¿Dónde va todo aquello que se pierde en el tiempo? Los gritos, las miasmas, el amor de un padre pronto al suicidio del aburrimiento, las tetas de la novia sin nombre, el sabor de las lentejas de un día con el invierno clavado en la espalda, los días de piojos y ladillas, el estucado recuerdo de un perro bidimensional dibujado por ciento cincuenta caballos en la Nacional VI ¿Desaparecen sin más, licuados por los regurgitados fluidos digestivos de las moscas, o permanecen vivos, pigmentado un cáncer de vida con un nombre de cuatro sílabas?
Estas preguntas bullen últimamente desnucadas en la cabeza de Yamil Duque, el eterno paciente de la habitación 417, que después de doce años amordazando decibelios, ha abandonado hace escasamente diez minutos, el traslúcido universo del coma.
Y ahora, mientras el mundo se convierte en un enorme interrogante de trapo, Yamil, convertido en simbionte por desgracia de Dios con una cama de hospital, hurga con su cerebro alquilado, en aquella lluviosa noche en la que Roy Batty sintió que le sudaba el culo: “Yo he visto cosas que vosotros no creeríais. Atacar naves en llamas más allá de Orión. He visto rayos-C brillar en la oscuridad cerca de la Puerta de Tannhäuser. Todos esos momentos se perderán en el tiempo, como lágrimas en la lluvia. Es hora de morir.” Precioso. Con la salvedad de que el repertorio vital de Yamil es algo más prosaico, más vulgar, más erecto y cavernoso; lo mismo que una cena de lujo con una cubertería de Ikea, igual que una hermosa mujer de la que brota un pene de veinticinco centímetros.
Con el lento reptar de una babosa, Yamil se ha dejado caer de la cama y avanza anélido hacia la ventana de la habitación con el firme propósito de hacer que su petiseco cuerpo, se doble en alfeizares sobre sí mismo y caiga, henchido de gravedad, sobre la cerviz de una realidad que hace demasiadas preguntas.
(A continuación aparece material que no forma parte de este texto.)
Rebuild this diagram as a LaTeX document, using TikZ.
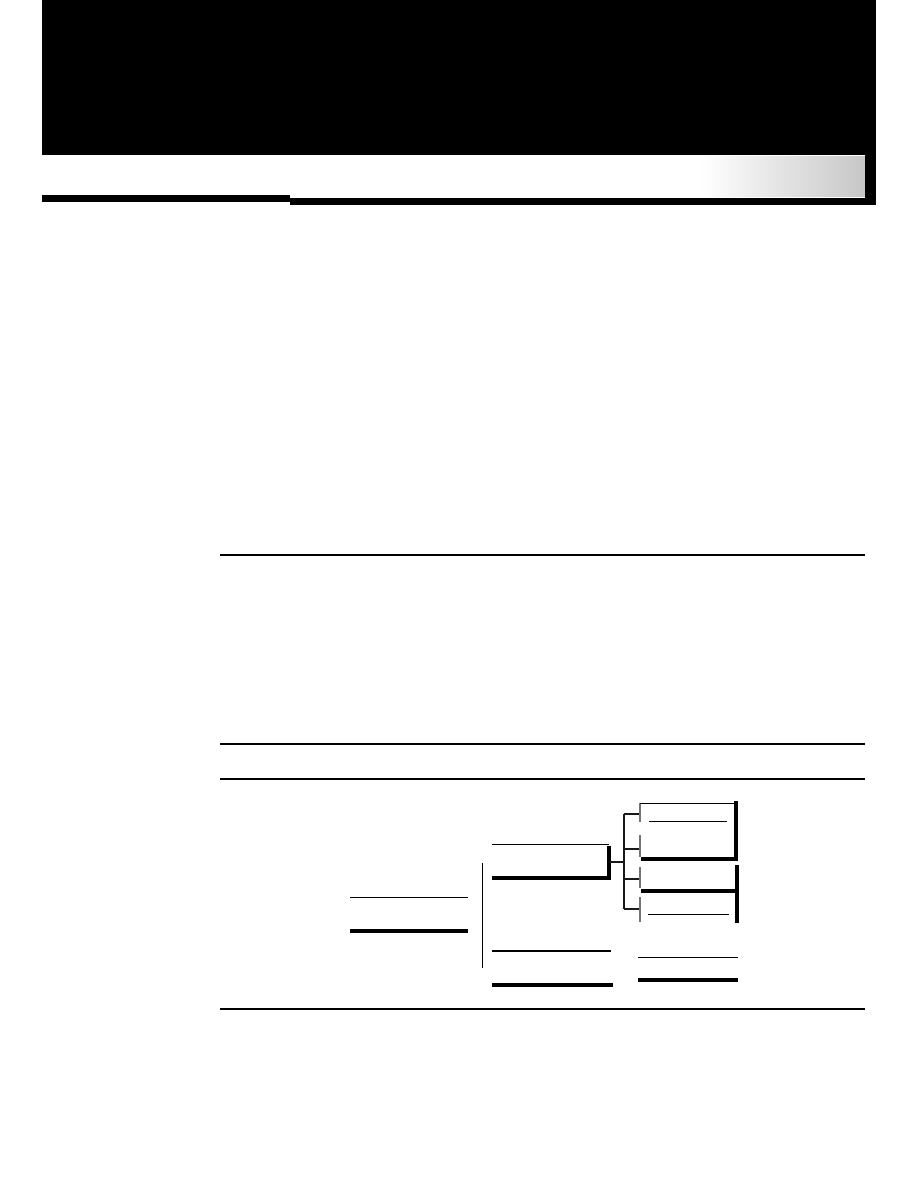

Media hora después, Nuria, la enfermera sin sujetador que hace de los espejos cuadros de Velázquez, entra en la 417 esperando que Yamil, su amante comatoso vuelva a estar a la altura del pasado viernes. Ella está buena, pero qué quieres, el “pan within” sólo lo consigue con el inconsciente y regio falo que resta de los veintiséis, tres centímetros.
Nuria nunca había visto los verdes ojos de Yamil vivos, de pájaro, definiendo el “Día mundial de la vuelta al presente”, como “el coño depilado, seco y saturado de un Tesla Roadster”.
Por las neuronas de Nuria, suscritas a Spotify, se reproduce la versión de estudio de “Run to you”. La ostia.
– ¿Tú eres la que me folla todos los viernes, verdad? Lo he sabido por tu perfume. Huele a Magnolias.
– ¡Por favor, Yamil, no tires esa polla a los gusanos! Sin ella, el espacio-tiempo se curva y se me mete en el culo. No lances mi único placer a los cerdos. Si no quieres hacerlo por mí, duerme de nuevo tu presente para eliminar tu futuro de gilipollas, maricas, políticos de prostíbulo y mentiras piadosas. Tendrás a cambio mi vagina, un eterno feminismo de pacotilla y un dulce estímulo con olor a sardinas.
Dios, suele masturbarse un par de veces por semana, lo mismo que Yamil Duque que, una vez de regreso a la cama y a la derecha del padre, una inyección de pentobarbital le hizo conjugar el “ella folla” con una magnolia en la boca hasta que James Webb volvió a decir:
“Siempre hemos sabido que algo así iba a pasar tarde o temprano … ¿quién hubiera pensado que la primera tragedia sería en tierra?